# start of DATASET CONTENT

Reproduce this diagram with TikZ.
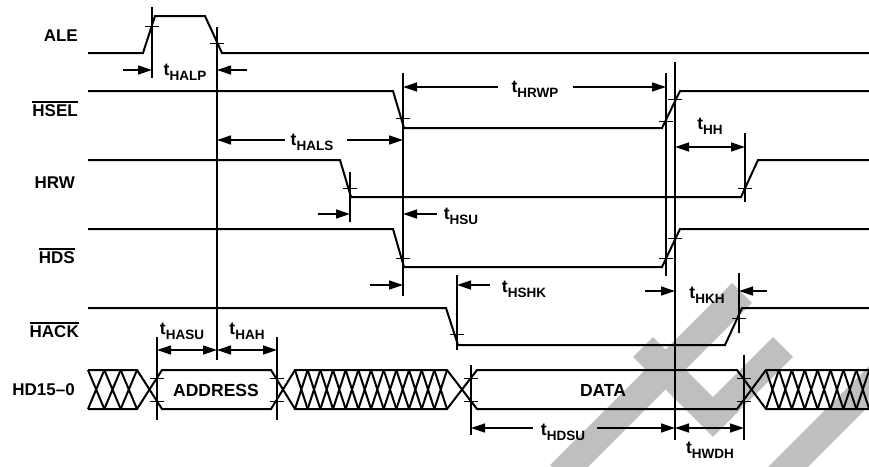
\documentclass[tikz,border=0pt]{standalone}
\usepackage{fontspec}
\setmainfont{Liberation Sans}
\usetikzlibrary{arrows.meta}
\definecolor{wmark}{HTML}{BFBFBF}

\newcommand{\tsub}[1]{t\raisebox{-0.3em}{\fontsize{13.5}{13.5}\selectfont #1}}
\newcommand{\ovl}[1]{\sbox0{#1}\rlap{\raisebox{\dimexpr\ht0+1.8pt\relax}{\rule{\wd0}{1.5pt}}}\usebox0}
\newcommand{\xhatch}[3]{\foreach \k in {1,...,#3}{\draw[sig] ({#1+(\k-1)*#2},370) -- ({#1+\k*#2},409) ({#1+(\k-1)*#2},409) -- ({#1+\k*#2},370);}}

\begin{document}
\begin{tikzpicture}[x=1pt, y=-1pt,
  sig/.style={line width=2pt, line join=miter},
  guide/.style={line width=1.1pt},
  tck/.style={line width=1pt},
  dimarrow/.style={line width=1.3pt, -{Triangle[length=14pt, width=9pt]}},
  dimboth/.style={line width=1.3pt, {Triangle[length=14pt, width=9pt]}-{Triangle[length=14pt, width=9pt]}},
  signame/.style={anchor=east, inner sep=0pt, font=\fontsize{17}{17}\selectfont\bfseries},
  tlabel/.style={inner sep=0pt, font=\fontsize{17.5}{17.5}\selectfont\bfseries},
  band/.style={wmark, line width=28pt}
]
  \useasboundingbox (0,0) rectangle (869,466);

  % watermark
  \draw[band] (742,293) -- (560,475);
  \draw[band] (783,347) -- (713,417) -- (643,347);
  \draw[band] (885,370) -- (775,480);

  % Signal names
  \node[signame] (ale) at (78,36) {ALE};
  \node[signame] (hsel) at (78,109) {\ovl{HSEL}};
  \node[signame] (hrw) at (75,183) {HRW};
  \node[signame] (hds) at (75,256) {\ovl{HDS}};
  \node[signame] (hack) at (79,330) {\ovl{HACK}};
  \node[signame] (hd) at (75,390) {HD15--0};

  % Waveforms
  \draw[sig] (88,53) -- (143,53) -- (155,16) -- (205,16) -- (222,53) -- (869,53);
  \draw[sig] (88,91) -- (393,91) -- (404,128) -- (662,128) -- (680,91) -- (869,91);
  \draw[sig] (88,160) -- (340,160) -- (351,197) -- (741,197) -- (758,160) -- (869,160);
  \draw[sig] (88,229) -- (393,229) -- (404,267) -- (662,267) -- (680,229) -- (869,229);
  \draw[sig] (88,308) -- (446,308) -- (458,345) -- (725,345) -- (742,308) -- (869,308);

  % Bus
  \draw[sig] (88,370) -- (137,370) -- (162,409) -- (271,409) -- (295,370) -- (447,370) -- (477,409) -- (737,409) -- (766,370) -- (869,370);
  \draw[sig] (88,409) -- (137,409) -- (162,370) -- (271,370) -- (295,409) -- (447,409) -- (477,370) -- (737,370) -- (766,409) -- (869,409);
  \xhatch{88}{16.33}{3}
  \xhatch{295}{12.67}{12}
  \xhatch{766}{12.9}{8}
  \node[tlabel] (addr) at (216,390) {ADDRESS};
  \node[tlabel] (data) at (603,390) {DATA};

  % Reference lines
  \foreach \x/\a/\b in {152/7/78, 217/27/360, 403/73/296, 350/172/222, 666/73/276,
                        675/62/440, 745/133/202, 457/275/350, 739/273/333,
                        157/337/420, 277/337/420, 471/365/435, 744/355/440}
    \draw[guide] (\x,\a) -- (\x,\b);

  % Crossing ticks
  \foreach \x/\y in {152/26, 217/43, 403/118, 666/121, 675/99, 350/188, 745/188,
                     403/258, 666/258, 675/238, 457/334, 739/318,
                     157/378, 157/401, 277/378, 277/401, 471/378, 471/401, 744/378, 744/401}
    \draw[tck] (\x-7,\y) -- (\x+7,\y);

  % Timing parameters
  \draw[dimarrow] (123,70) -- (152,70);
  \draw[dimarrow] (247,70) -- (217,70);
  \node[tlabel] (halp) at (185,72) {\tsub{HALP}};

  \draw[dimarrow] (285,140) -- (217,140);
  \draw[dimarrow] (347,140) -- (403,140);
  \node[tlabel] (hals) at (312,142) {\tsub{HALS}};

  \draw[dimarrow] (498,87) -- (403,87);
  \draw[dimarrow] (573,87) -- (666,87);
  \node[tlabel] (hrwp) at (535,89) {\tsub{HRWP}};

  \draw[dimboth] (675,147) -- (745,147);
  \node[tlabel] (hh) at (710,126) {\tsub{HH}};

  \draw[dimarrow] (318,214) -- (350,214);
  \draw[dimarrow] (437,214) -- (403,214);
  \node[tlabel] (hsu) at (461,216) {\tsub{HSU}};

  \draw[dimarrow] (370,285) -- (403,285);
  \draw[dimarrow] (490,285) -- (457,285);
  \node[tlabel] (hshk) at (524,289) {\tsub{HSHK}};

  \draw[dimarrow] (645,291) -- (675,291);
  \draw[dimarrow] (767,291) -- (739,291);
  \node[tlabel] (hkh) at (707,295) {\tsub{HKH}};

  \draw[dimboth] (157,350) -- (217,350);
  \draw[dimboth] (217,350) -- (277,350);
  \node[tlabel] (hasu) at (182,331) {\tsub{HASU}};
  \node[tlabel] (hah) at (247,331) {\tsub{HAH}};

  \draw[dimarrow] (533,428) -- (471,428);
  \draw[dimarrow] (597,428) -- (675,428);
  \node[tlabel] (hdsu) at (563,432) {\tsub{HDSU}};

  \draw[dimboth] (675,428) -- (744,428);
  \node[tlabel] (hwdh) at (710,450) {\tsub{HWDH}};
\end{tikzpicture}
\end{document}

# end of DATASET CONTENT

*GOAL OF THE EXERCISE*
Take the material above from its first line through the line holding "(0,0) rectangle (869,466);" and set it down exactly, without the pictures.

*TASK RESULT*
Reproduce this diagram with TikZ.
\documentclass[tikz,border=0pt]{standalone}
\usepackage{fontspec}
\setmainfont{Liberation Sans}
\usetikzlibrary{arrows.meta}
\definecolor{wmark}{HTML}{BFBFBF}

\newcommand{\tsub}[1]{t\raisebox{-0.3em}{\fontsize{13.5}{13.5}\selectfont #1}}
\newcommand{\ovl}[1]{\sbox0{#1}\rlap{\raisebox{\dimexpr\ht0+1.8pt\relax}{\rule{\wd0}{1.5pt}}}\usebox0}
\newcommand{\xhatch}[3]{\foreach \k in {1,...,#3}{\draw[sig] ({#1+(\k-1)*#2},370) -- ({#1+\k*#2},409) ({#1+(\k-1)*#2},409) -- ({#1+\k*#2},370);}}

\begin{document}
\begin{tikzpicture}[x=1pt, y=-1pt,
  sig/.style={line width=2pt, line join=miter},
  guide/.style={line width=1.1pt},
  tck/.style={line width=1pt},
  dimarrow/.style={line width=1.3pt, -{Triangle[length=14pt, width=9pt]}},
  dimboth/.style={line width=1.3pt, {Triangle[length=14pt, width=9pt]}-{Triangle[length=14pt, width=9pt]}},
  signame/.style={anchor=east, inner sep=0pt, font=\fontsize{17}{17}\selectfont\bfseries},
  tlabel/.style={inner sep=0pt, font=\fontsize{17.5}{17.5}\selectfont\bfseries},
  band/.style={wmark, line width=28pt}
]
  \useasboundingbox (0,0) rectangle (869,466);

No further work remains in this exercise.